Первые минуты разговор у нас не получался, наверное, потому, что я с наивной жадностью рассматривал Бабеля, веря и не веря, что этот подслеповатый, лысеющий, несколько неуклюжий, с ироническим взглядом человек и есть автор «Конармии»! Отодвигая стакан с «Березкой», он спросил:
— Вы читали Уитмена?
— Да, «Листья травы».
— Нет, биографию. У поэта был друг, плотник, и они встречались почти ежедневно, усаживались за стол и молча созерцали один другого добрые два-три часа. Потом расставались довольные: «Мы сегодня чудесно побеседовали, приятель!» — «О да, это была отличная беседа!» — Он наморщил лоб и заключил серьезно: — Пожалуй, ничего особенного. С близким человеком, очень близким, можно беседовать и так. — И улыбнулся глазами. — Нам с вами, однако, еще нужны слова… Итак, наше знакомство состоялось… где и когда?

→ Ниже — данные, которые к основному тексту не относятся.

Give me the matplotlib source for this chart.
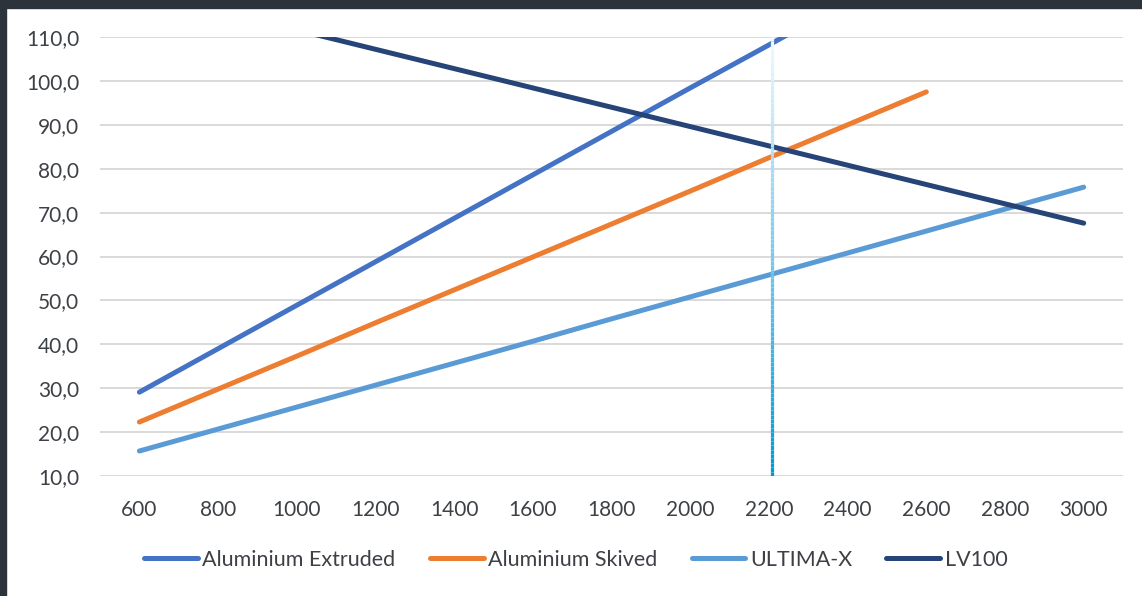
import numpy as np
import matplotlib
matplotlib.use('Agg')
import matplotlib.pyplot as plt
from matplotlib.collections import LineCollection
from matplotlib.patches import Rectangle

plt.rcParams['font.family'] = ['Lato', 'DejaVu Sans']

# data
x_vals = [600, 800, 1000, 1200, 1400, 1600, 1800, 2000, 2200, 2400, 2600, 2800, 3000]
alu_extruded = [29.1, 39.0, 48.9, 58.8, 68.7, 78.6, 88.5, 98.4, 108.2, 118.1, 128.0, 137.9, 147.8]
alu_skived = [22.3, 29.8, 37.3, 44.9, 52.4, 59.9, 67.4, 74.9, 82.5, 90.0, 97.5]
ultima_x = [15.7, 20.7, 25.7, 30.7, 35.7, 40.7, 45.8, 50.8, 55.8, 60.8, 65.8, 70.8, 75.8]
lv100 = [120.4, 116.0, 111.6, 107.2, 102.8, 98.4, 94.0, 89.6, 85.2, 80.8, 76.4, 72.0, 67.6]
y_ticks = [10, 20, 30, 40, 50, 60, 70, 80, 90, 100, 110]
marker_x = 2208

series = [
    ('Aluminium Extruded', alu_extruded, '#4472c4'),
    ('Aluminium Skived', alu_skived, '#ed7d31'),
    ('ULTIMA-X', ultima_x, '#5b9bd5'),
    ('LV100', lv100, '#264478'),
]

fig = plt.figure(figsize=(11.42, 5.96), dpi=100)
ax = fig.add_axes([0.0876, 0.2013, 0.8958, 0.7366])

# dark frame of the screenshot
fig.patches.append(Rectangle((0, 1 - 8 / 596), 1, 8 / 596, transform=fig.transFigure,
                             color='#2d333b', zorder=0))
fig.patches.append(Rectangle((0, 0), 6 / 1142, 1, transform=fig.transFigure,
                             color='#2d333b', zorder=0))

for name, vals, col in series:
    ax.plot(x_vals[:len(vals)], vals, color=col, lw=3.6, label=name,
            solid_capstyle='round', zorder=3)

# gradient vertical marker
n = 100
ys = np.linspace(y_ticks[0], y_ticks[-1], n + 1)
segs = [[(marker_x, ys[i]), (marker_x, ys[i + 1])] for i in range(n)]
c0 = np.array([0x00, 0x99, 0xd8]) / 255
c1 = np.array([0xf2, 0xf9, 0xfd]) / 255
cols = [c0 + (c1 - c0) * (i / (n - 1)) for i in range(n)]
ax.add_collection(LineCollection(segs, colors=cols, linewidths=2.3, zorder=4))

ax.set_xlim(500, 3100)
ax.set_ylim(10, 110)
ax.set_xticks(x_vals)
ax.set_xticklabels([str(v) for v in x_vals])
ax.set_yticks(y_ticks)
ax.set_yticklabels([f'{v:.1f}'.replace('.', ',') for v in y_ticks])
ax.grid(axis='y', color='#d9d9d9', lw=1.4)
ax.set_axisbelow(True)
for s in ax.spines.values():
    s.set_visible(False)
ax.tick_params(length=0, labelsize=15, colors='#3d4146')
ax.tick_params(axis='y', pad=15)
ax.tick_params(axis='x', pad=17)

ax.legend(loc='center', bbox_to_anchor=(0.465, -0.191), ncol=4, frameon=False,
          fontsize=15.5, labelcolor='#3d4146', handlelength=2.5, handletextpad=0.2,
          columnspacing=1.6)

fig.savefig('out.png', dpi=100)
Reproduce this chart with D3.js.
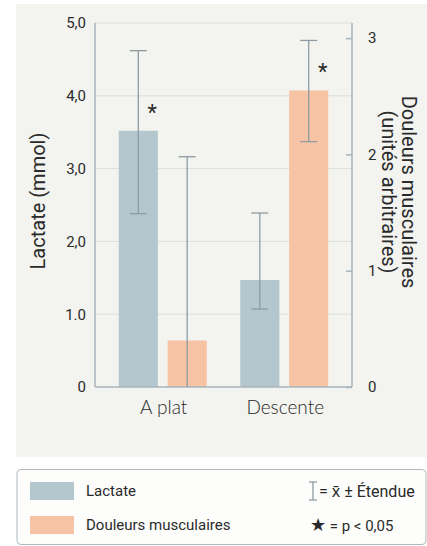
<!DOCTYPE html>
<html>
<head>
<meta charset="utf-8">
<script src="https://cdn.jsdelivr.net/npm/d3@7"></script>
<style>
  html, body { margin: 0; padding: 0; background: #ffffff; }
  svg { display: block; }
</style>
</head>
<body>
<svg id="chart" width="427" height="546"></svg>
<script>
// Data
const categories = ["A plat", "Descente"];
const series = ["Lactate", "Douleurs musculaires"];
const lactateMean = [3.52, 1.47];
const lactateLow = [2.38, 1.07];
const lactateHigh = [4.62, 2.39];
const douleurMean = [0.40, 2.55];
const douleurLow = [0.0, 2.11];
const douleurHigh = [1.98, 2.98];
const lactateSignif = [true, false];
const douleurSignif = [false, true];
const leftTicks = [0, 1, 2, 3, 4, 5];
const leftTickLabels = ["0", "1.0", "2,0", "3,0", "4,0", "5,0"];
const rightTicks = [0, 1, 2, 3];

const colors = { "Lactate": "#b4c7cf", "Douleurs musculaires": "#f6c3a5" };
const axisColor = "#a7b5bc";
const errColor = "#8d9ca4";
const textColor = "#2a2a2a";
const font = "Roboto, 'Noto Sans', sans-serif";

const svg = d3.select("#chart");

// Panel background
svg.append("rect").attr("x", 16).attr("y", 4).attr("width", 411).attr("height", 453)
  .attr("fill", "#f3f3ef");

const plot = { left: 95, right: 352, top: 23, bottom: 387 };

const x0 = d3.scaleBand().domain(categories).range([plot.left, plot.right])
  .paddingInner(0.115).paddingOuter(0.115);
const x1 = d3.scaleBand().domain(series).range([0, x0.bandwidth()])
  .paddingInner(0.2).paddingOuter(0.2);
const yL = d3.scaleLinear().domain([0, 5]).range([plot.bottom, plot.top]);
const yR = d3.scaleLinear().domain([0, 3.13]).range([plot.bottom, plot.top]);

// Grid lines
svg.append("g").selectAll("line").data(leftTicks.filter(d => d > 0)).join("line")
  .attr("x1", plot.left).attr("x2", plot.right)
  .attr("y1", d => yL(d)).attr("y2", d => yL(d))
  .attr("stroke", "#dcdfde").attr("stroke-width", 1);

// Rows of bar data
const rows = [];
categories.forEach((c, i) => {
  rows.push({ cat: c, s: "Lactate", v: lactateMean[i], lo: lactateLow[i], hi: lactateHigh[i], sig: lactateSignif[i], y: yL });
  rows.push({ cat: c, s: "Douleurs musculaires", v: douleurMean[i], lo: douleurLow[i], hi: douleurHigh[i], sig: douleurSignif[i], y: yR });
});

// Bars
svg.append("g").selectAll("rect").data(rows).join("rect")
  .attr("x", d => x0(d.cat) + x1(d.s))
  .attr("width", x1.bandwidth())
  .attr("y", d => d.y(d.v))
  .attr("height", d => d.y(0) - d.y(d.v))
  .attr("fill", d => colors[d.s]);

// Axes lines
const axes = svg.append("g").attr("stroke", axisColor).attr("stroke-width", 1.5).attr("fill", "none");
axes.append("line").attr("x1", plot.left).attr("x2", plot.left).attr("y1", plot.top).attr("y2", plot.bottom);
axes.append("line").attr("x1", plot.right).attr("x2", plot.right).attr("y1", plot.top).attr("y2", plot.bottom);
axes.append("line").attr("x1", plot.left).attr("x2", plot.right).attr("y1", plot.bottom).attr("y2", plot.bottom);

// Error bars
const cap = 8.5;
const eb = svg.append("g").attr("stroke", errColor).attr("stroke-width", 1.3);
rows.forEach(d => {
  const cx = x0(d.cat) + x1(d.s) + x1.bandwidth() / 2;
  eb.append("line").attr("x1", cx).attr("x2", cx).attr("y1", d.y(d.hi)).attr("y2", d.y(d.lo));
  eb.append("line").attr("x1", cx - cap).attr("x2", cx + cap).attr("y1", d.y(d.hi)).attr("y2", d.y(d.hi));
  if (d.lo > 0) {
    eb.append("line").attr("x1", cx - cap).attr("x2", cx + cap).attr("y1", d.y(d.lo)).attr("y2", d.y(d.lo));
  }
});

// Significance marks
svg.append("g").selectAll("text").data(rows.filter(d => d.sig)).join("text")
  .attr("x", d => x0(d.cat) + x1(d.s) + x1.bandwidth() / 2 + 14)
  .attr("y", d => d.y(d.v) - 11)
  .attr("text-anchor", "middle")
  .attr("font-family", font).attr("font-size", 22)
  .attr("fill", textColor).text("*");

// Left axis labels
const leftAxis = d3.axisLeft(yL).tickValues(leftTicks)
  .tickFormat((d, i) => leftTickLabels[i]).tickSize(0).tickPadding(9);
const gL = svg.append("g").attr("transform", `translate(${plot.left},0)`).call(leftAxis);
gL.select(".domain").remove();
gL.selectAll("text").attr("font-family", font).attr("font-size", 15).attr("fill", textColor);

// Right axis ticks and labels (ticks pointing inward)
const rightAxis = d3.axisRight(yR).tickValues(rightTicks).tickFormat(d3.format("d"))
  .tickSizeInner(-6).tickSizeOuter(0).tickPadding(16);
const gR = svg.append("g").attr("transform", `translate(${plot.right},0)`).call(rightAxis);
gR.select(".domain").remove();
gR.selectAll("line").attr("stroke", axisColor).attr("stroke-width", 1.5);
gR.selectAll("text").attr("font-family", font).attr("font-size", 15).attr("fill", textColor);

// Category labels
svg.append("g").selectAll("text").data(categories).join("text")
  .attr("x", d => x0(d) + x0.bandwidth() / 2 + 1)
  .attr("y", 414)
  .attr("text-anchor", "middle")
  .attr("font-family", "Lato, 'Open Sans', sans-serif").attr("font-size", 19)
  .attr("font-weight", 300)
  .attr("fill", textColor).text(d => d);

// Axis titles
svg.append("text")
  .attr("transform", "translate(45,201) rotate(-90)")
  .attr("text-anchor", "middle")
  .attr("font-family", font).attr("font-size", 20).attr("fill", textColor)
  .text("Lactate (mmol)");

const rt = svg.append("text")
  .attr("transform", "translate(402,192) rotate(90)")
  .attr("text-anchor", "middle")
  .attr("font-family", font).attr("font-size", 20).attr("fill", textColor);
rt.append("tspan").attr("x", 0).attr("dy", 0).text("Douleurs musculaires");
rt.append("tspan").attr("x", 0).attr("dy", 20).text("(unités arbitraires)");

// Legend
const lg = svg.append("g");
lg.append("rect").attr("x", 17).attr("y", 469.5).attr("width", 409).attr("height", 75)
  .attr("rx", 4).attr("fill", "#fdfdfb").attr("stroke", "#aeb9bf").attr("stroke-width", 1);
series.forEach((s, i) => {
  const yy = 482 + i * 34;
  lg.append("rect").attr("x", 30).attr("y", yy).attr("width", 44).attr("height", 18)
    .attr("fill", colors[s]);
  lg.append("text").attr("x", 86).attr("y", yy + 14)
    .attr("font-family", font).attr("font-size", 15).attr("fill", textColor).text(s);
});
// Error bar key
const ex = 313;
lg.append("line").attr("x1", ex).attr("x2", ex).attr("y1", 482).attr("y2", 500).attr("stroke", errColor).attr("stroke-width", 1.3);
lg.append("line").attr("x1", ex - 4).attr("x2", ex + 4).attr("y1", 482).attr("y2", 482).attr("stroke", errColor).attr("stroke-width", 1.3);
lg.append("line").attr("x1", ex - 4).attr("x2", ex + 4).attr("y1", 500).attr("y2", 500).attr("stroke", errColor).attr("stroke-width", 1.3);
lg.append("text").attr("x", 319).attr("y", 497)
  .attr("font-family", font).attr("font-size", 16).attr("fill", textColor)
  .text("= x\u0304 ± Étendue");
const st = lg.append("text").attr("x", 310).attr("y", 531)
  .attr("font-family", font).attr("font-size", 15).attr("fill", textColor);
st.append("tspan").attr("font-size", 18).text("★");
st.append("tspan").text(" = p < 0,05");
</script>
</body>
</html>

Я стал пересиливать робость и, частично пересилив ее, но не до конца, начал рассказывать ему о дымчато-сером и добром море, о том, как июльскими тихими вечерами оно исчезает бесследно, оставляя бездонный провал, а в этом провале роятся, колышутся и с пеной выкатываются на берег звезды, — иди по отглаженной отмели и собирай…
Потом я рассказал о моем друге Клавдии и о том диковинном кувшине, что он принес. Тот кувшин, как мы узнали позже, еще назывался амфорой, — хозяйка нашла его на своем огороде, в груде глины.
Мой собеседник сначала слушал безразлично, время от времени потягивая «Бердянскую березку» и морщась, потом насторожился, подался вперед, глаза его заблестели.
— А потрепанная книжка там, в глубине кувшина, в полутьме, и Клавдий достает ее, как из бурлящей крови?.. Кажется, вы так сказали в прошлый раз? И на срезе книжки, на титульной странице — свежие, красные потеки?.. — Он резко выпрямился, улыбнулся, заговорил мечтательно: — Вижу эту картинку отчетливо: берег, и солнце, и тень баркаса на песке, и Клавдий читает книгу, по-школьному, почти по складам… Нет, о лучших читателях я и не мечтал! Я вижу вашего друга Клавдия, и как он опускает руку в сосуд, быть может, времен Геродота, и смачно высасывает сок вишни, и словно бы сок слова… Знаете, мне очень хотелось бы присоединиться к вашей компании: с полным удовлетворением жизнью валяться на теплом песке, слушать море и есть вишни. Жаль, что все это нельзя повторить.
Я признался Бабелю, что у меня давным-давно мелькнула, а потом укрепилась надежда на встречу с ним. Почему она укрепилась — не знаю, и странно, что в дальних дорогах она постепенно стала уверенностью.
Он смотрел на меня поверх очков, и его улыбка была понимающе-доброй.
— Это бывает; мне тоже такое состояние знакомо, и его очень трудно объяснить. Вы, наверное, чего-то ждали от этой, возможной, встречи?
— Ждал только одного. И сейчас хочу попросить: доскажите песню… Да, доскажите «Звезду полей»… Я искал ее в песенниках, но не нашел.